• Task statement:
Return the material exactly, first line through the line containing "age2_ticks = [0, 20, 40, 60, 80, 100, 120]", and nothing more. Pictures stay out.

• Data:
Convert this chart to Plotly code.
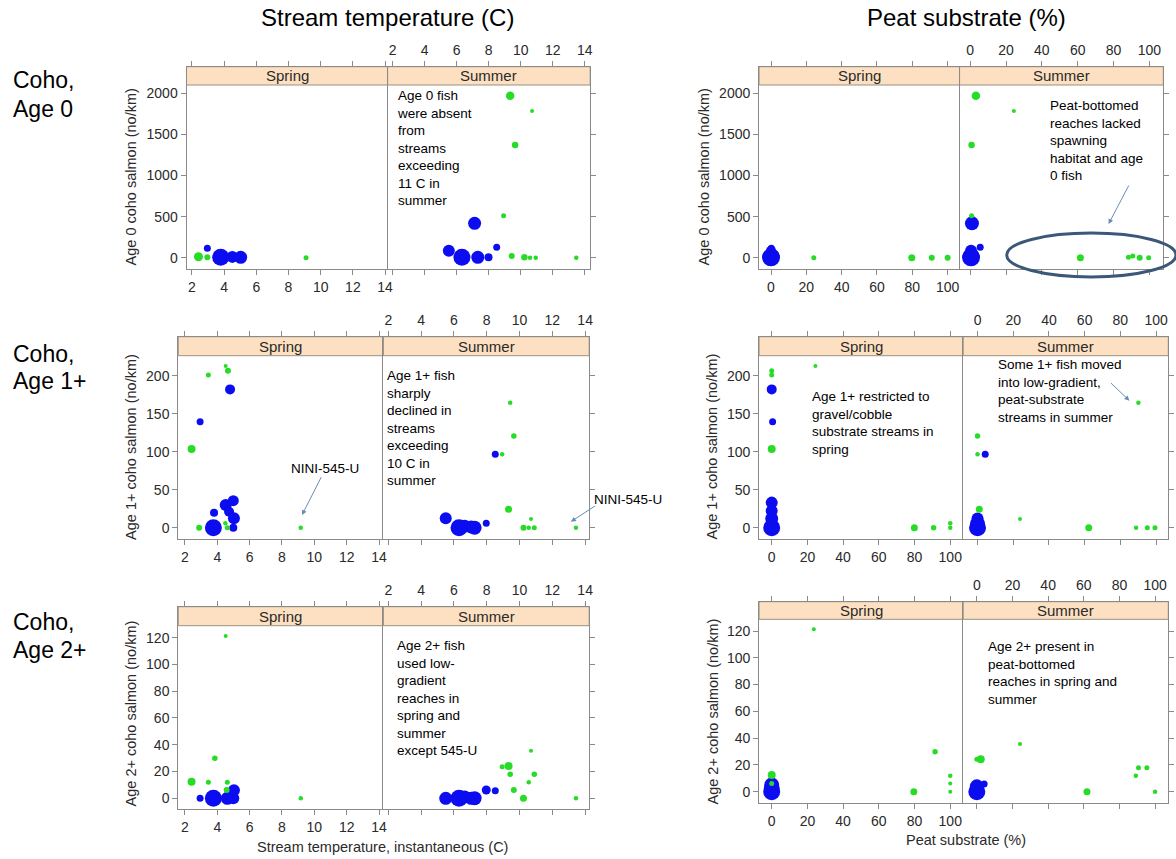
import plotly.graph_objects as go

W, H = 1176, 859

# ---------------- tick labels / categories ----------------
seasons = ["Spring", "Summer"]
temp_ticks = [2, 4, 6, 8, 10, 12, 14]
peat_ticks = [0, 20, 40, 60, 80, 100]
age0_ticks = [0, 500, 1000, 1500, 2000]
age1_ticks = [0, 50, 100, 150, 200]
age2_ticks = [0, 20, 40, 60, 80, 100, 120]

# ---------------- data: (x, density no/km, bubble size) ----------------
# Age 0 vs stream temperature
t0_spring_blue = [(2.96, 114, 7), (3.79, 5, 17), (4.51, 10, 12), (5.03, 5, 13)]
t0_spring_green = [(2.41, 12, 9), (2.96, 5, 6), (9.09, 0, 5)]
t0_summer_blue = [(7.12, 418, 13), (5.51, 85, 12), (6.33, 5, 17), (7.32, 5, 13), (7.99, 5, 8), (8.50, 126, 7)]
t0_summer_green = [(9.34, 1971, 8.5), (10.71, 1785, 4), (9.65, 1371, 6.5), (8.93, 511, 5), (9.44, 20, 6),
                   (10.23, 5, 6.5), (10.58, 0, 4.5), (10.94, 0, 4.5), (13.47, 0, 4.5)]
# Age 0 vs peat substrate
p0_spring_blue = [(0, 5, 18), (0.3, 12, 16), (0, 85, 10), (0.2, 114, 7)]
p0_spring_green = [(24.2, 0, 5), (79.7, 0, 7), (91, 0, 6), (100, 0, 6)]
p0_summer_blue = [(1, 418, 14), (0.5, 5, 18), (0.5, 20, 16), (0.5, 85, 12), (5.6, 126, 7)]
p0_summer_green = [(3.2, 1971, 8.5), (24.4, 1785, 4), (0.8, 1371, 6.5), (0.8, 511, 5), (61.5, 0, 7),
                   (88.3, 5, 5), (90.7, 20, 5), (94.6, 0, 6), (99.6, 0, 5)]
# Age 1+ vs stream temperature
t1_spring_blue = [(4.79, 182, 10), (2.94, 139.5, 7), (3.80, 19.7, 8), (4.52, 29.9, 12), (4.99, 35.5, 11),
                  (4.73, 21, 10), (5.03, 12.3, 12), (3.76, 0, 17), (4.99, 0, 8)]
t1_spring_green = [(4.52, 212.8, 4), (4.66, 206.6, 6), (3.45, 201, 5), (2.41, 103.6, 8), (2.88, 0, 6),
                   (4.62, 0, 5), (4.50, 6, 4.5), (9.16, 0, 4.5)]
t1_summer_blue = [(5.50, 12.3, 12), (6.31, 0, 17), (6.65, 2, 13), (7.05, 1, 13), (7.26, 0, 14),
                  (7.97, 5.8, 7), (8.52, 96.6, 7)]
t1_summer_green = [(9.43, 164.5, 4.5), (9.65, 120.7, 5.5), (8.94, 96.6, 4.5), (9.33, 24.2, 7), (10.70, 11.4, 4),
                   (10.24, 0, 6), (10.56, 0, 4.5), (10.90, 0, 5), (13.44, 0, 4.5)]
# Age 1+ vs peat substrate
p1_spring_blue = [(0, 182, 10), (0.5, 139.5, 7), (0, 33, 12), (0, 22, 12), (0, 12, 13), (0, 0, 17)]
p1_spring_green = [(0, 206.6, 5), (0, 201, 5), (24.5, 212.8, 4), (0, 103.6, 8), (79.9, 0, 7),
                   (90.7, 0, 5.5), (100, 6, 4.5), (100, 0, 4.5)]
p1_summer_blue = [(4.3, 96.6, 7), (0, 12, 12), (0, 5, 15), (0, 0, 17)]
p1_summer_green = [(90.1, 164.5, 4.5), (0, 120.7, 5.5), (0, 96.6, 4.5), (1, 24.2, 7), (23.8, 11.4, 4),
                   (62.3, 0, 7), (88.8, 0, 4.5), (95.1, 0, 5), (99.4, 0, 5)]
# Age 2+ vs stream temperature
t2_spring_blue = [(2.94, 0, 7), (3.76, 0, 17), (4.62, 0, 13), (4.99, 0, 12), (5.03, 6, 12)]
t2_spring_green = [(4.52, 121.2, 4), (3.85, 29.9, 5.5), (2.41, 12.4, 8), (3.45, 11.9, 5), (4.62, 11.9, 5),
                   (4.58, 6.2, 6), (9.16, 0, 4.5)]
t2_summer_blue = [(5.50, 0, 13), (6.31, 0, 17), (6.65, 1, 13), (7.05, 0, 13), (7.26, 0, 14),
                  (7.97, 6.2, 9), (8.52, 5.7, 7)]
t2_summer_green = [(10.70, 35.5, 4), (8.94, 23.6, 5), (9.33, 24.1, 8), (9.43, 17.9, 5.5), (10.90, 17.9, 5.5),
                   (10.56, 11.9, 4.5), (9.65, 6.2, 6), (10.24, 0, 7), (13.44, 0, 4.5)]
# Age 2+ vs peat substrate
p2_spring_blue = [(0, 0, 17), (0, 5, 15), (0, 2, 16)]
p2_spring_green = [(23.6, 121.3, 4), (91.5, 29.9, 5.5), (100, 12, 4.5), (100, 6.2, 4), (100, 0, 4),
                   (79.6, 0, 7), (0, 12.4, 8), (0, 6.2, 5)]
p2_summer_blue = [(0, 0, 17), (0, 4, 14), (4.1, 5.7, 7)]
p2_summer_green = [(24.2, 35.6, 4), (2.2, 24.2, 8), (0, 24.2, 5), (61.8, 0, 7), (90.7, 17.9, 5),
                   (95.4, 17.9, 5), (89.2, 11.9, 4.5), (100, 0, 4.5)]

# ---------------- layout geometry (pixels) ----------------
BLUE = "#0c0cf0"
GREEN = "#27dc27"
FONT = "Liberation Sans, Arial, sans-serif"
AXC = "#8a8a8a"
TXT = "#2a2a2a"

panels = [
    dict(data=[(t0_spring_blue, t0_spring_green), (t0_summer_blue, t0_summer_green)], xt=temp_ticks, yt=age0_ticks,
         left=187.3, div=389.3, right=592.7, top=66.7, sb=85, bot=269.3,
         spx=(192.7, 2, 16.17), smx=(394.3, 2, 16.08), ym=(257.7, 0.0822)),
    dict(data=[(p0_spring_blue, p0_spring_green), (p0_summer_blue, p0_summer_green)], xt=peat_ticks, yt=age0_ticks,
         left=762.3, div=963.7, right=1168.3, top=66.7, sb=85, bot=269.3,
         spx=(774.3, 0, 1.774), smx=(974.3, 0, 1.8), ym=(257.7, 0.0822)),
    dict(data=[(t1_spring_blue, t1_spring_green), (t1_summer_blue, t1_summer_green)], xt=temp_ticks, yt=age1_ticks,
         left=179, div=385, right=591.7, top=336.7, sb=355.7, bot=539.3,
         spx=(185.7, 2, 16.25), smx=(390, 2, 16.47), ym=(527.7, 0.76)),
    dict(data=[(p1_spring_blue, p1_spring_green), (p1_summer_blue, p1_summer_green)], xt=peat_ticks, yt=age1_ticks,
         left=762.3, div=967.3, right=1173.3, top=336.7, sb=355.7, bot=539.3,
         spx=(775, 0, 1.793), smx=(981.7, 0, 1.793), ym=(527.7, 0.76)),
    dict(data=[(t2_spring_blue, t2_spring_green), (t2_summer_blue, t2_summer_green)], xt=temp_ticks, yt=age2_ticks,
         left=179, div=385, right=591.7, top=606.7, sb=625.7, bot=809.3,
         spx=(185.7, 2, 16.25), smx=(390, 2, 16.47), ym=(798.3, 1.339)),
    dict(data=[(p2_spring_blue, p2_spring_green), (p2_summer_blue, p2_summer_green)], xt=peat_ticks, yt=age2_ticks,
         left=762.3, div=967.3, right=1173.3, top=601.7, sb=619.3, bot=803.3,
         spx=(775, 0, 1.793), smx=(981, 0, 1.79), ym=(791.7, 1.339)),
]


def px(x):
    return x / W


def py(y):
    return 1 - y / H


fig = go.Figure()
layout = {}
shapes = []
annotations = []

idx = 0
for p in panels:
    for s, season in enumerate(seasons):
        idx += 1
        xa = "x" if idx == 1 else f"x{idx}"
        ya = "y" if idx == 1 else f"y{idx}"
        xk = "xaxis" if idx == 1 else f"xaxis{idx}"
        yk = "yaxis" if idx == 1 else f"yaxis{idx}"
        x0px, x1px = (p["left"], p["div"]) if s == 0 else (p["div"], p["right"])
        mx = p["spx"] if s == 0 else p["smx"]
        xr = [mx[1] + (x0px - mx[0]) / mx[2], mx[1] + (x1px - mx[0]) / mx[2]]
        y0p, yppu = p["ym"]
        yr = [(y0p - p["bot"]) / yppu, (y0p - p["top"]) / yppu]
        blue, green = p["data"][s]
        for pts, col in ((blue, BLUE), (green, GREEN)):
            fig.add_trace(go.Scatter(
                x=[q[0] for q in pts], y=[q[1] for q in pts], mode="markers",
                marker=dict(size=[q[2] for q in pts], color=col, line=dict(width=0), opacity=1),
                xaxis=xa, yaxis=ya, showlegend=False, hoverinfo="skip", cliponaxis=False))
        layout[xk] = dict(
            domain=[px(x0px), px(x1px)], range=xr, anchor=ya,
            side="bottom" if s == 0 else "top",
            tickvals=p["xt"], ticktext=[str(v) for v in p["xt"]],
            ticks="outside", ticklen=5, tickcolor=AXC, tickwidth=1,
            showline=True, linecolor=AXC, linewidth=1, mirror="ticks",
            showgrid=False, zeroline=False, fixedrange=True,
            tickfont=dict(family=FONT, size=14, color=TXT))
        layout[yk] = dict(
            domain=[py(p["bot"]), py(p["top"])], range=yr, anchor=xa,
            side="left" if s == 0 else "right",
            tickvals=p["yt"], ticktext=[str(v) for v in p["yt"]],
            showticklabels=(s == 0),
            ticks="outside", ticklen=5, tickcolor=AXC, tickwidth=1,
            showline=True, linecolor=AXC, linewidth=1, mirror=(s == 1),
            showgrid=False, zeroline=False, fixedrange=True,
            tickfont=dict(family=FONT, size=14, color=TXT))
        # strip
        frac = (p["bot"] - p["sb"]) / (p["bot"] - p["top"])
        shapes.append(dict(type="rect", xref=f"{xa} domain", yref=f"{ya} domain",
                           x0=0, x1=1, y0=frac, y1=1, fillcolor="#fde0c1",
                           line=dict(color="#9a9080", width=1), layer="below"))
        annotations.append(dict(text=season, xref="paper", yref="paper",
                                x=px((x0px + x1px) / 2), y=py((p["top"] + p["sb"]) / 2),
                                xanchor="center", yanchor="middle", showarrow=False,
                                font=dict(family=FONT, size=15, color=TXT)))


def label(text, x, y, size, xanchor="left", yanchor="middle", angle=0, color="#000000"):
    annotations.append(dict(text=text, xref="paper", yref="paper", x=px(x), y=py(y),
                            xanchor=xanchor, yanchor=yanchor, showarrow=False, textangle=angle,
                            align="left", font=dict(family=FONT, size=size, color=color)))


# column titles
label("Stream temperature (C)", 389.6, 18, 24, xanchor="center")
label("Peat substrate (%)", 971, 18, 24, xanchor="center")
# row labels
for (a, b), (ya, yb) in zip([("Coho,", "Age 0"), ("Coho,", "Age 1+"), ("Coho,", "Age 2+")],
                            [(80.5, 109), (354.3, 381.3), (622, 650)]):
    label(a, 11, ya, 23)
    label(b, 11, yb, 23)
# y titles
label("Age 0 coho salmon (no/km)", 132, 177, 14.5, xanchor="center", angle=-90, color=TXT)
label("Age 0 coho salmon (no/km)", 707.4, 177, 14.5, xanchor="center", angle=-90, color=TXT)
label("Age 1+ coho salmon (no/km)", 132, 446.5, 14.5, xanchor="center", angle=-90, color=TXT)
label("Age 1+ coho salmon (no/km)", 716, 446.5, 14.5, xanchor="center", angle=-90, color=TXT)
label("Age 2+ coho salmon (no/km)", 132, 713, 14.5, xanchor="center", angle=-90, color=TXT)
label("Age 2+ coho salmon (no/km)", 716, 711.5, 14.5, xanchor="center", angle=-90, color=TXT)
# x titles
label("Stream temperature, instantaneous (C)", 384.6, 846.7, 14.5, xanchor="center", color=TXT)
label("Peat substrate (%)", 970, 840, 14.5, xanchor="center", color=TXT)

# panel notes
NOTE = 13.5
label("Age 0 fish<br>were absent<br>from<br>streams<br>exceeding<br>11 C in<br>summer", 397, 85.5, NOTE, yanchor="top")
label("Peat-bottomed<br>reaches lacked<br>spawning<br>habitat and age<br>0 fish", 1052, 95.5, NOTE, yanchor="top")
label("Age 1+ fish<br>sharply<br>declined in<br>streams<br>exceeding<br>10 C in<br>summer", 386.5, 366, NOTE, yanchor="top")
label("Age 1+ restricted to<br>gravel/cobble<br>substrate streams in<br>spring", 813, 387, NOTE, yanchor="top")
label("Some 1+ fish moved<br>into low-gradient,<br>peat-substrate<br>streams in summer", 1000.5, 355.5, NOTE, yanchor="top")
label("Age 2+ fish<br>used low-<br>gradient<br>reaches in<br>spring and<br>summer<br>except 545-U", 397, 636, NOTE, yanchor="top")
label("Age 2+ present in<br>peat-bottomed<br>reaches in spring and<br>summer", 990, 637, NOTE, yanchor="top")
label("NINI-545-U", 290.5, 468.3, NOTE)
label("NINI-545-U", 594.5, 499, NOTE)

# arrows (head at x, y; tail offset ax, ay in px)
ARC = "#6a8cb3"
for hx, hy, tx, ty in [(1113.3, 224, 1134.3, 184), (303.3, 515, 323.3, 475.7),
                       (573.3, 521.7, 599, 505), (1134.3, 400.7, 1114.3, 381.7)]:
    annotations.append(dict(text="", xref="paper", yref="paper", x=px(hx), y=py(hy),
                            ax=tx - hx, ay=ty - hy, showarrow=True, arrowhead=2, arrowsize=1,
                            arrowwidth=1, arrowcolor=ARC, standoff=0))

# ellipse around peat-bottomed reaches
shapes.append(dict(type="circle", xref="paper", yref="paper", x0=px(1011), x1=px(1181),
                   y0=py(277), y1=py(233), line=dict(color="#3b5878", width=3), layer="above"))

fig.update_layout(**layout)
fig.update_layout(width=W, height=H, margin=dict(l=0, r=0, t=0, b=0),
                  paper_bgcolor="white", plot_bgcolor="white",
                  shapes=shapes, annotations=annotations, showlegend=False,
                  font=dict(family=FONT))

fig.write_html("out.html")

• Result of this task:
Convert this chart to Plotly code.
import plotly.graph_objects as go

W, H = 1176, 859

# ---------------- tick labels / categories ----------------
seasons = ["Spring", "Summer"]
temp_ticks = [2, 4, 6, 8, 10, 12, 14]
peat_ticks = [0, 20, 40, 60, 80, 100]
age0_ticks = [0, 500, 1000, 1500, 2000]
age1_ticks = [0, 50, 100, 150, 200]
age2_ticks = [0, 20, 40, 60, 80, 100, 120]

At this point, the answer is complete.